#### [Goal]
Find the string "this" in the listing and report every line that has it.

#### [Data extract]
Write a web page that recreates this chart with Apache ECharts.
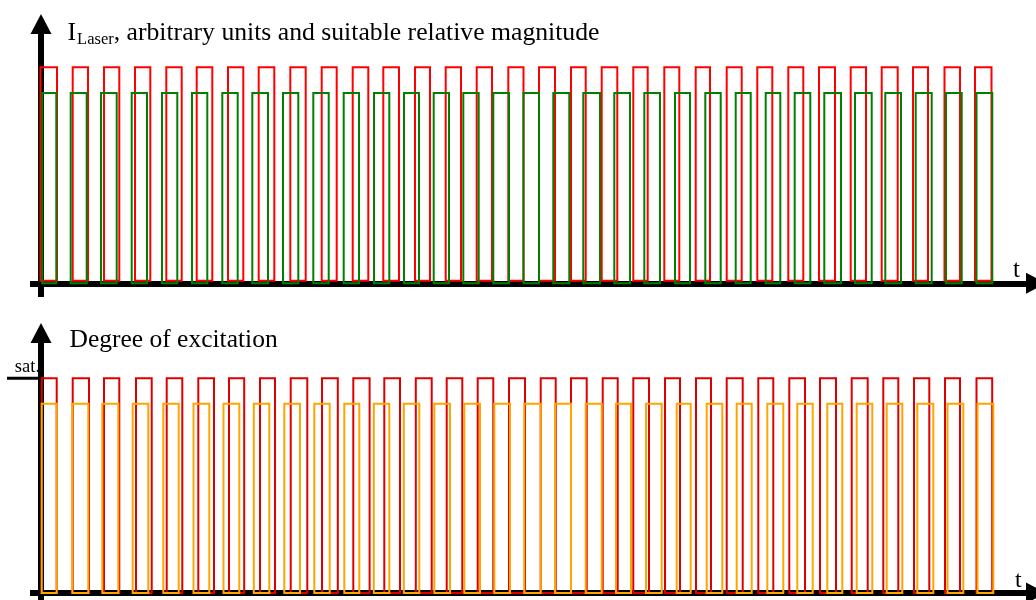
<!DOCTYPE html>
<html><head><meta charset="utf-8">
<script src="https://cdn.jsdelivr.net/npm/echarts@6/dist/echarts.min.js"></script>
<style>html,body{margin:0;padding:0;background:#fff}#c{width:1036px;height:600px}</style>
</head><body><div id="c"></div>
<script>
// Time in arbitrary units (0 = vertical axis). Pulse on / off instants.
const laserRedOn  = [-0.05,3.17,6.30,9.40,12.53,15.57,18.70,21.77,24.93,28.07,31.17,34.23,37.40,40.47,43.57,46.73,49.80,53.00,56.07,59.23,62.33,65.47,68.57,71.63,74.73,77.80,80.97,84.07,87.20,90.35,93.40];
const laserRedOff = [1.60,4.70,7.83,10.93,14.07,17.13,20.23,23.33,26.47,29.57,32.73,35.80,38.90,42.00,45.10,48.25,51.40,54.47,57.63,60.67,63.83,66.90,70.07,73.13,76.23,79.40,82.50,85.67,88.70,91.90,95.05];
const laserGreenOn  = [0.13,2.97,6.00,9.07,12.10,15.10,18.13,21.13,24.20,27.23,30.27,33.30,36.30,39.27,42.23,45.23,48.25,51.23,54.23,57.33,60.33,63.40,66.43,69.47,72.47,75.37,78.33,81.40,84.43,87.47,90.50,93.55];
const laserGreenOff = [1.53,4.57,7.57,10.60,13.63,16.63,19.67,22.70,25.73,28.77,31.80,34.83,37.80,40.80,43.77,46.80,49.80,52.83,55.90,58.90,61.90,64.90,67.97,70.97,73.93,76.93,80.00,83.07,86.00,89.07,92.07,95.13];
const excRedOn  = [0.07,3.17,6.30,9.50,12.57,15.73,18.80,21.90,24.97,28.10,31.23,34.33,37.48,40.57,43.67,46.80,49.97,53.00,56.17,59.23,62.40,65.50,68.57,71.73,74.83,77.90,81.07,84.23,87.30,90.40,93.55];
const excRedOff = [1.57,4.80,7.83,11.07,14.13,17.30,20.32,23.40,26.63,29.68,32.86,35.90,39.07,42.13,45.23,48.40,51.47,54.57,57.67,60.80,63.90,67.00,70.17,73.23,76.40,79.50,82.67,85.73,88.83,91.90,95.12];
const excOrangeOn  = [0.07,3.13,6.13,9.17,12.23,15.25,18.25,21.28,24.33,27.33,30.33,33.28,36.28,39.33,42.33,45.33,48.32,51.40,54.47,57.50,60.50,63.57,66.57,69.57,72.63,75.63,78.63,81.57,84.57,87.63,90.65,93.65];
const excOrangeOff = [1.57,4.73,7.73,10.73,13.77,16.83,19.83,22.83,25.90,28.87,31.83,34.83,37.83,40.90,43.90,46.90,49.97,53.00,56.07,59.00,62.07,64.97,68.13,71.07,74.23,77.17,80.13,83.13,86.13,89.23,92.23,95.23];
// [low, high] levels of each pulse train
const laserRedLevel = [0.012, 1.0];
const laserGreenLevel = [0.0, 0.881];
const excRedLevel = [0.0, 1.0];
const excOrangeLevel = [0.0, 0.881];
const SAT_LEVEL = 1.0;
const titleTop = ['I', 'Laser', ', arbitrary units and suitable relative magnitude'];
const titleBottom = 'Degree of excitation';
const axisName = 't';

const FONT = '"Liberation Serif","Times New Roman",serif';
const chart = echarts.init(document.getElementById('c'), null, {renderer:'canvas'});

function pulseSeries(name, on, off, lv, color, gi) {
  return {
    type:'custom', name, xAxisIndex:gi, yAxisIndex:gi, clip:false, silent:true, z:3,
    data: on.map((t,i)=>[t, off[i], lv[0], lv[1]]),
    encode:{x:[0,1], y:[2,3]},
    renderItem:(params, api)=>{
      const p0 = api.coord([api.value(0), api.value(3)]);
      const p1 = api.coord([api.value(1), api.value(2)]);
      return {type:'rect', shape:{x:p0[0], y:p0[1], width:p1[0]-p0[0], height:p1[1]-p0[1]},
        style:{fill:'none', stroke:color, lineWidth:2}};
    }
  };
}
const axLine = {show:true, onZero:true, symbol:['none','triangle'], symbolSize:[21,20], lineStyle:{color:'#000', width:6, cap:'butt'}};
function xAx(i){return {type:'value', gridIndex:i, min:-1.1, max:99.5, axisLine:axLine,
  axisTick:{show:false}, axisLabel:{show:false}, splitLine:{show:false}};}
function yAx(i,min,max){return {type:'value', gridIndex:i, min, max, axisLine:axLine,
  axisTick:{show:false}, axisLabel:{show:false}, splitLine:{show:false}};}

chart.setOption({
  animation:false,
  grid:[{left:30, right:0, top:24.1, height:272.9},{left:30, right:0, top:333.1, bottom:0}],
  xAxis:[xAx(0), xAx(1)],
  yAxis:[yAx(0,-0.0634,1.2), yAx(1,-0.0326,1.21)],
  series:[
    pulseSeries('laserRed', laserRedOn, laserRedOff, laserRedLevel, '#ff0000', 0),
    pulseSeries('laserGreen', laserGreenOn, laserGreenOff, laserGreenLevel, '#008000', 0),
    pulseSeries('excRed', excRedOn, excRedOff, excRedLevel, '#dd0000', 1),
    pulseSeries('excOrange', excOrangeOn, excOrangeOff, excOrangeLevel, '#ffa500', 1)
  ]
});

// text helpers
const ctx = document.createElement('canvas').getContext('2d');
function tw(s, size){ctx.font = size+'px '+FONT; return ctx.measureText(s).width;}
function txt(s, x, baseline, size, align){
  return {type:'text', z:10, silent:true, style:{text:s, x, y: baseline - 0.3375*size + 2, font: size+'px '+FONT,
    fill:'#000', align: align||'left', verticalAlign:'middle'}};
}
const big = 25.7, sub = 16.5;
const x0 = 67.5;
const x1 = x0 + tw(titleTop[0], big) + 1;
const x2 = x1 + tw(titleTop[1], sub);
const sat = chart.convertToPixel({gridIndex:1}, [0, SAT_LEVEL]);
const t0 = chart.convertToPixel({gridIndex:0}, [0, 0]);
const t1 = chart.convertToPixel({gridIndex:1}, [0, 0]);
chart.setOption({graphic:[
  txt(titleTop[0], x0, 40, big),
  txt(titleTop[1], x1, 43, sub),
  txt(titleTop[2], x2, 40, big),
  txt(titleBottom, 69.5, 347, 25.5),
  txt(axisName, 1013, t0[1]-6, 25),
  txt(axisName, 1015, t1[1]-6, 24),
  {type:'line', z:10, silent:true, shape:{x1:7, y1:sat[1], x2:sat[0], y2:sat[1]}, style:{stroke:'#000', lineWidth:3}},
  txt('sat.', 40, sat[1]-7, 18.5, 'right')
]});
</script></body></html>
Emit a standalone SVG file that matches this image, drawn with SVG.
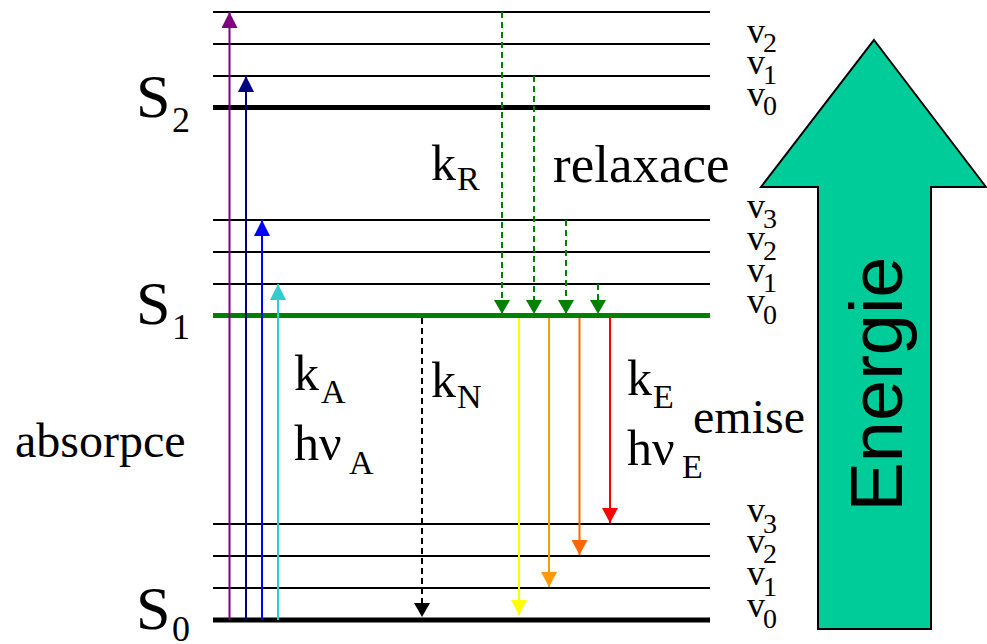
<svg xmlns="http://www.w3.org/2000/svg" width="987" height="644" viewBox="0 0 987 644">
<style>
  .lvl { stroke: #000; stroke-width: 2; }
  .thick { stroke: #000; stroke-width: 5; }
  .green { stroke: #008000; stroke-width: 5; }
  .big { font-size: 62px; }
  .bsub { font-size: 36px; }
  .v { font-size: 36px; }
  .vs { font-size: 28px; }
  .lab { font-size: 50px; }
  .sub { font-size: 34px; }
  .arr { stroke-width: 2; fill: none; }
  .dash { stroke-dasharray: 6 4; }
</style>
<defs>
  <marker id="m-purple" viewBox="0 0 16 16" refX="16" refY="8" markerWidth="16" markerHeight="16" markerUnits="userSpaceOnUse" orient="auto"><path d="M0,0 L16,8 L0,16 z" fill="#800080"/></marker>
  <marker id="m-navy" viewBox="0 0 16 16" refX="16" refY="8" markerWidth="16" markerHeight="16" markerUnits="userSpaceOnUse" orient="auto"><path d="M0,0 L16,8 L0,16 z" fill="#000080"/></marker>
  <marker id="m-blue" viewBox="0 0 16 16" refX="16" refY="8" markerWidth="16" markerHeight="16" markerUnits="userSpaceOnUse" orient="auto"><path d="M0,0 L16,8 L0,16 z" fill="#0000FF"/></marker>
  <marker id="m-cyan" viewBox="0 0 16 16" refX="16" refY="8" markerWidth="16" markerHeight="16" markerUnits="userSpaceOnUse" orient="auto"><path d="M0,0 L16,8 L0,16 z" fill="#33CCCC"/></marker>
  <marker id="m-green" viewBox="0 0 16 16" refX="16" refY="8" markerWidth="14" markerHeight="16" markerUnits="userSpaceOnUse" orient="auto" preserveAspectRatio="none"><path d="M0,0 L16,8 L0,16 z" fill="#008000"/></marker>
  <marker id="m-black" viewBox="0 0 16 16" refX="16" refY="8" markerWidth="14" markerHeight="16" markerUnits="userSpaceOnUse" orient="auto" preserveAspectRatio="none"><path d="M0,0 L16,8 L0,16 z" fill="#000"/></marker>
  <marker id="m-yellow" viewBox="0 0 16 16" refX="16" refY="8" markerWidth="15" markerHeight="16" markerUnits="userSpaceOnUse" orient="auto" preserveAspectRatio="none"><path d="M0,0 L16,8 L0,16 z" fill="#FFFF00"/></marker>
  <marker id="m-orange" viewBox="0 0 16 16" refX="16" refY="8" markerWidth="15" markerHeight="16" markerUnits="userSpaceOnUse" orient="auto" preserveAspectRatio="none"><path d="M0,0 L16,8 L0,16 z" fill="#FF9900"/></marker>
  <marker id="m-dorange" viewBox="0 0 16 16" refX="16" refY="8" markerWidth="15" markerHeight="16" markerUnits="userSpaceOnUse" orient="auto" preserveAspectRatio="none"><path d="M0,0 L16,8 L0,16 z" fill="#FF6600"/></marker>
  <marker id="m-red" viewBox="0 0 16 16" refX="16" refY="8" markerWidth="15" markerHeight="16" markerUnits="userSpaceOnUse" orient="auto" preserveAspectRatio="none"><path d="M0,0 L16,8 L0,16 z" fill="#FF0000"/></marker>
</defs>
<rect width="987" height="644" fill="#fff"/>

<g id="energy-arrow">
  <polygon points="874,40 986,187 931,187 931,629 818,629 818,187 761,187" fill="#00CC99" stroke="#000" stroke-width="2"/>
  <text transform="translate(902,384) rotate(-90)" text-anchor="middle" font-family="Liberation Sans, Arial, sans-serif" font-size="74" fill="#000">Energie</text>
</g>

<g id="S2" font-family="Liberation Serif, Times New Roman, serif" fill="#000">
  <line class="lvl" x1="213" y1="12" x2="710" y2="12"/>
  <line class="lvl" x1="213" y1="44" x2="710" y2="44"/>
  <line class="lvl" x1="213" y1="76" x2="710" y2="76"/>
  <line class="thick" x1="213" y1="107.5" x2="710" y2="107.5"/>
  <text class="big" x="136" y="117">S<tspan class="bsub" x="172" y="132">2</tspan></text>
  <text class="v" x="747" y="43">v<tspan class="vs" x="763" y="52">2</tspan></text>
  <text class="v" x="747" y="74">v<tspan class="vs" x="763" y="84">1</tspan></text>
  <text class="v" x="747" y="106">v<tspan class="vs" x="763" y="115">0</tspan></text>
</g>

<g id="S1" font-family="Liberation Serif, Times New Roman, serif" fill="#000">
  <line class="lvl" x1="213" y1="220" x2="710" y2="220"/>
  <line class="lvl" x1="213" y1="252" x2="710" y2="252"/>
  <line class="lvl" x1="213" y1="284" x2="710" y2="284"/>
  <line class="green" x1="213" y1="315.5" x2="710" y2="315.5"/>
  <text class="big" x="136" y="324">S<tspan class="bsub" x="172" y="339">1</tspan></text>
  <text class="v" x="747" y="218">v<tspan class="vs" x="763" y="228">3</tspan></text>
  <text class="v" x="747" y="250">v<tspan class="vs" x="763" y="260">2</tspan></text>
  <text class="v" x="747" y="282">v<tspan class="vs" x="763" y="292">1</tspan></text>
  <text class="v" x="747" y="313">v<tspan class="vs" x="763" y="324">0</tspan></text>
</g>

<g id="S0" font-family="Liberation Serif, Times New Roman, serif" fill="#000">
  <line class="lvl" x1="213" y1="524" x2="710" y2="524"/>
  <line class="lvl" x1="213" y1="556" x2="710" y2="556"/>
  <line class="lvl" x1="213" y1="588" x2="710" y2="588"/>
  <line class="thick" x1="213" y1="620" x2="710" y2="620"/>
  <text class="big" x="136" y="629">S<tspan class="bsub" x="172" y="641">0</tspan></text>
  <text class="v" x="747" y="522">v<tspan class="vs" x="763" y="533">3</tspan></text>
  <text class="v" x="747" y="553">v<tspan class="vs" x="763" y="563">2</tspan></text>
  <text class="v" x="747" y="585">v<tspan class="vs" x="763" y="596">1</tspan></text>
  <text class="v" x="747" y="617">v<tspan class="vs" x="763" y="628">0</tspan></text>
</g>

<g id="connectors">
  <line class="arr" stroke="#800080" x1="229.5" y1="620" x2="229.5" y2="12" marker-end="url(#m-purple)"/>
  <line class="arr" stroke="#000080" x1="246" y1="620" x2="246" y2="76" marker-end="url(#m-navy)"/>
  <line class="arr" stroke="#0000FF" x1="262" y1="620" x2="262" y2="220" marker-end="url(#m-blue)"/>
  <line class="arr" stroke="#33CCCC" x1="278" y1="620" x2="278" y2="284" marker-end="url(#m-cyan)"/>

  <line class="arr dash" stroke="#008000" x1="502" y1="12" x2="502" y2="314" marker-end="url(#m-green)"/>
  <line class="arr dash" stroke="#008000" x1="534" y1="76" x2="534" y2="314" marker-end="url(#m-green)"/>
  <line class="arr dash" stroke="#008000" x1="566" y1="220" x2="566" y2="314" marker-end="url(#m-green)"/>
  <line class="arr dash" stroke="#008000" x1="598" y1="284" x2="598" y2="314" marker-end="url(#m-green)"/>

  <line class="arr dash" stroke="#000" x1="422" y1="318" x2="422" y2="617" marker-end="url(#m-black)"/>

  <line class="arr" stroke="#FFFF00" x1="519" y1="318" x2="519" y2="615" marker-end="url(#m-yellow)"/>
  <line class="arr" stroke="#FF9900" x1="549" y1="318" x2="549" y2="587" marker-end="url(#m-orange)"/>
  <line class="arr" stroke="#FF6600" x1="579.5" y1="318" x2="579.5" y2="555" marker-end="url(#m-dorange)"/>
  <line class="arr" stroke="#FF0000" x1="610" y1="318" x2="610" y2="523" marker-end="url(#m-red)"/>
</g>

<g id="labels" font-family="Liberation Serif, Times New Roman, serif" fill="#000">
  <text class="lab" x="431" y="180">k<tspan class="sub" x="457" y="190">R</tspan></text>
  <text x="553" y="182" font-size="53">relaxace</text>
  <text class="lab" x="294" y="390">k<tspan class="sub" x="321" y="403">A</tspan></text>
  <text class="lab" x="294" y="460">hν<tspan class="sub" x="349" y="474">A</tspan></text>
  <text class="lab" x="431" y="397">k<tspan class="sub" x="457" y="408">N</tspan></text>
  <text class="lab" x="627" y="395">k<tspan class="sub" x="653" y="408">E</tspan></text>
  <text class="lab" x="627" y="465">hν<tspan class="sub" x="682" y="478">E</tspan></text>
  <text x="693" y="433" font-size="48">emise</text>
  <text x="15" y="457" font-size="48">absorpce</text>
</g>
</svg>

#### [Finished task]
Write a web page that recreates this chart with Apache ECharts.
Emit a standalone SVG file that matches this image, drawn with SVG.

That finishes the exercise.